> _Task goal_:
Could you copy every line from the material below in which "LaTeX" appears?

>> BEGIN Rows

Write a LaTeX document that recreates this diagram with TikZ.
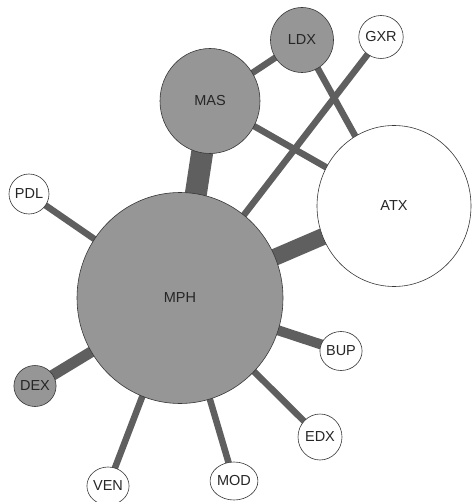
\documentclass[tikz,border=0pt]{standalone}
\usepackage{fontspec}
\setmainfont{Liberation Sans}
\usetikzlibrary{shapes.geometric,backgrounds}
\definecolor{nodegray}{RGB}{150,150,150}
\definecolor{edgegray}{RGB}{95,95,95}
\definecolor{rimgray}{RGB}{55,55,55}
\begin{document}
\begin{tikzpicture}[x=1pt,y=-1pt,
  bubble/.style={ellipse, draw=rimgray, line width=0.6pt, inner sep=0pt,
    font=\fontsize{14.5}{16}\selectfont, text=black!85},
  dark/.style={bubble, fill=nodegray},
  light/.style={bubble, fill=white},
  link/.style={draw=edgegray, line width=#1}]
\useasboundingbox (0,0) rectangle (471,502);
\node[dark,  minimum width=206pt, minimum height=211pt] (MPH) at (180,298) {MPH};
\node[light, minimum width=154pt, minimum height=161pt] (ATX) at (394,206) {ATX};
\node[dark,  minimum width=100pt, minimum height=105pt] (MAS) at (210,101) {MAS};
\node[dark,  minimum width=63pt,  minimum height=65pt]  (LDX) at (302,40)  {LDX};
\node[light, minimum width=43pt,  minimum height=43pt]  (GXR) at (381,37)  {GXR};
\node[light, minimum width=40pt,  minimum height=40pt]  (PDL) at (29,194)  {PDL};
\node[dark,  minimum width=40pt,  minimum height=41pt]  (DEX) at (35,386)  {DEX};
\node[light, minimum width=39pt,  minimum height=39pt]  (BUP) at (341,351) {BUP};
\node[light, minimum width=44pt,  minimum height=46pt]  (EDX) at (320,437) {EDX};
\node[light, minimum width=38pt,  minimum height=38pt]  (MOD) at (234,481) {MOD};
\node[light, minimum width=37pt,  minimum height=38pt]  (VEN) at (108,486) {VEN};
\begin{scope}[on background layer]
\draw[link=22pt]  (MPH.center) -- (MAS.center);
\draw[link=17pt]  (MPH.center) -- (ATX.center);
\draw[link=11pt]  (MPH.center) -- (DEX.center);
\draw[link=10pt]  (MPH.center) -- (BUP.center);
\draw[link=6.5pt] (MPH.center) -- (GXR.center);
\draw[link=6.5pt] (MPH.center) -- (PDL.center);
\draw[link=6.5pt] (MPH.center) -- (VEN.center);
\draw[link=6.5pt] (MPH.center) -- (MOD.center);
\draw[link=6.5pt] (MPH.center) -- (EDX.center);
\draw[link=6.5pt] (MAS.center) -- (LDX.center);
\draw[link=6.5pt] (MAS.center) -- (ATX.center);
\draw[link=6.5pt] (LDX.center) -- (ATX.center);
\end{scope}
\end{tikzpicture}
\end{document}
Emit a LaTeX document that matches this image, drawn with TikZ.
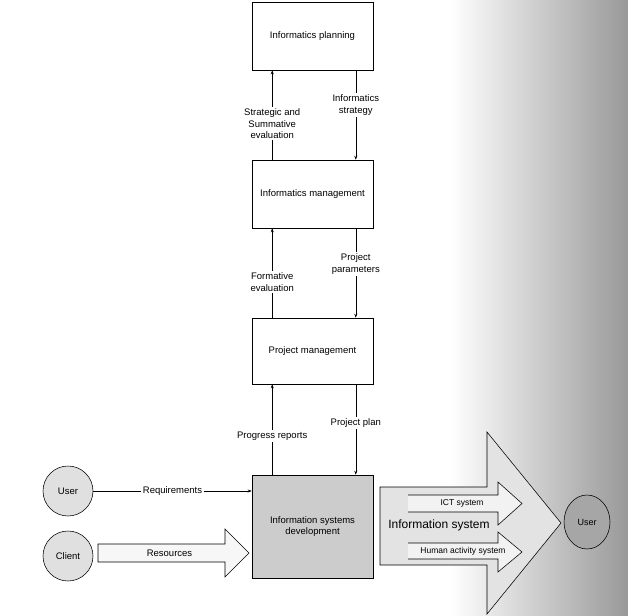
\documentclass[tikz,border=0pt]{standalone}
\usepackage{fontspec}
\setmainfont{Liberation Sans}
\usetikzlibrary{arrows.meta,shapes.geometric}

\begin{document}
\begin{tikzpicture}[
    x=1pt, y=-1pt,
    line width=0.55pt,
    font=\fontsize{9.5}{11.5}\selectfont,
    box/.style={draw, minimum width=121pt, inner sep=2pt, align=center},
    actor/.style={circle, draw, fill=black!12, minimum size=50pt, inner sep=0pt},
    flowlabel/.style={fill=white, align=center, inner sep=1.5pt},
    smalltext/.style={font=\fontsize{8.5}{10}\selectfont},
    dedge/.style={-{Stealth[length=4pt, width=3pt]}} % Directed edge style
]
    \useasboundingbox (0,0) rectangle (628,615);

    % Grey scan shading on the right
    \shade[left color=white, right color=black!40] (450,0) rectangle (628,615);

    % Management chain (top to bottom)
    \node[box, minimum height=68pt] (plan) at (312.5,36) {Informatics planning};
    \node[box, minimum height=68pt] (imgmt) at (312.5,194) {Informatics management};
    \node[box, minimum height=66pt] (pmgmt) at (312.5,351) {Project management};
    \node[box, minimum height=103pt, fill=black!20] (isd) at (312.5,526.5) {Information systems\\development};

    % Upward evaluation flows (left side)
    \draw[dedge] ([xshift=20.5pt]imgmt.north west) -- node[flowlabel, pos=0.4] {Strategic and\\Summative\\evaluation} ([xshift=20.5pt]plan.south west);
    \draw[dedge] ([xshift=20.5pt]pmgmt.north west) -- node[flowlabel, pos=0.4] {Formative\\evaluation} ([xshift=20.5pt]imgmt.south west);
    \draw[dedge] ([xshift=20.5pt]isd.north west) -- node[flowlabel, pos=0.43] {Progress reports} ([xshift=20.5pt]pmgmt.south west);

    % Downward steering flows (right side)
    \draw[dedge] ([xshift=-17.5pt]plan.south east) -- node[flowlabel, pos=0.39] {Informatics\\strategy} ([xshift=-17.5pt]imgmt.north east);
    \draw[dedge] ([xshift=-17.5pt]imgmt.south east) -- node[flowlabel, pos=0.4] {Project\\parameters} ([xshift=-17.5pt]pmgmt.north east);
    \draw[dedge] ([xshift=-17.5pt]pmgmt.south east) -- node[flowlabel, pos=0.43] {Project plan} ([xshift=-17.5pt]isd.north east);

    % User and client on the left
    \node[actor] (user) at (68,491) {User};
    \node[actor] (client) at (68,556) {Client};

    \draw[dedge] (user.east) -- node[flowlabel] {Requirements} (user.east -| isd.west);

    % Resources block arrow
    \filldraw[fill=black!3] (98,544) -- (225,544) -- (225,529) -- (249,553) -- (225,577) -- (225,562) -- (98,562) -- cycle;
    \node (res) at (169.5,553) {Resources};

    % Information system block arrow with its two parts
    \filldraw[fill=black!11] (380,487) -- (487,487) -- (487,432) -- (561,523) -- (487,614) -- (487,565) -- (380,565) -- cycle;
    \path[fill=black!5, draw] (408,495) -- (498,495) -- (498,482) -- (522,503.5) -- (498,525) -- (498,512) -- (408,512);
    \path[fill=black!5, draw] (408,543) -- (498,543) -- (498,532) -- (522,552) -- (498,572) -- (498,559) -- (408,559);
    \node[smalltext] (ict) at (462,503.5) {ICT system};
    \node[smalltext] (has) at (463,551) {Human activity system};
    \node[font=\fontsize{12}{14}\selectfont, anchor=west, inner sep=0pt] (infosys) at (388,525) {Information system};

    % End user on the right
    \node[ellipse, draw, fill=black!35, minimum width=46pt, minimum height=54pt, inner sep=0pt, font=\fontsize{9}{10}\selectfont] (enduser) at (587,522) {User};

\end{tikzpicture}
\end{document}
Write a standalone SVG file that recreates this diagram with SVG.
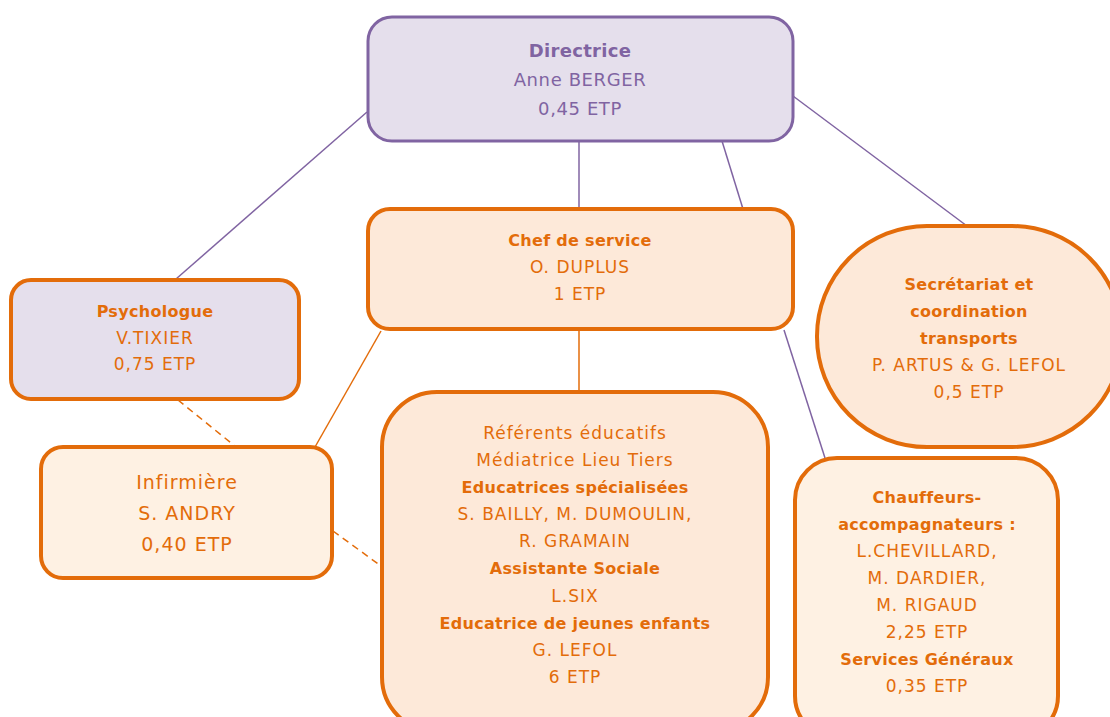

>> END Rows

> _Right answer_:
Write a LaTeX document that recreates this diagram with TikZ.
Emit a LaTeX document that matches this image, drawn with TikZ.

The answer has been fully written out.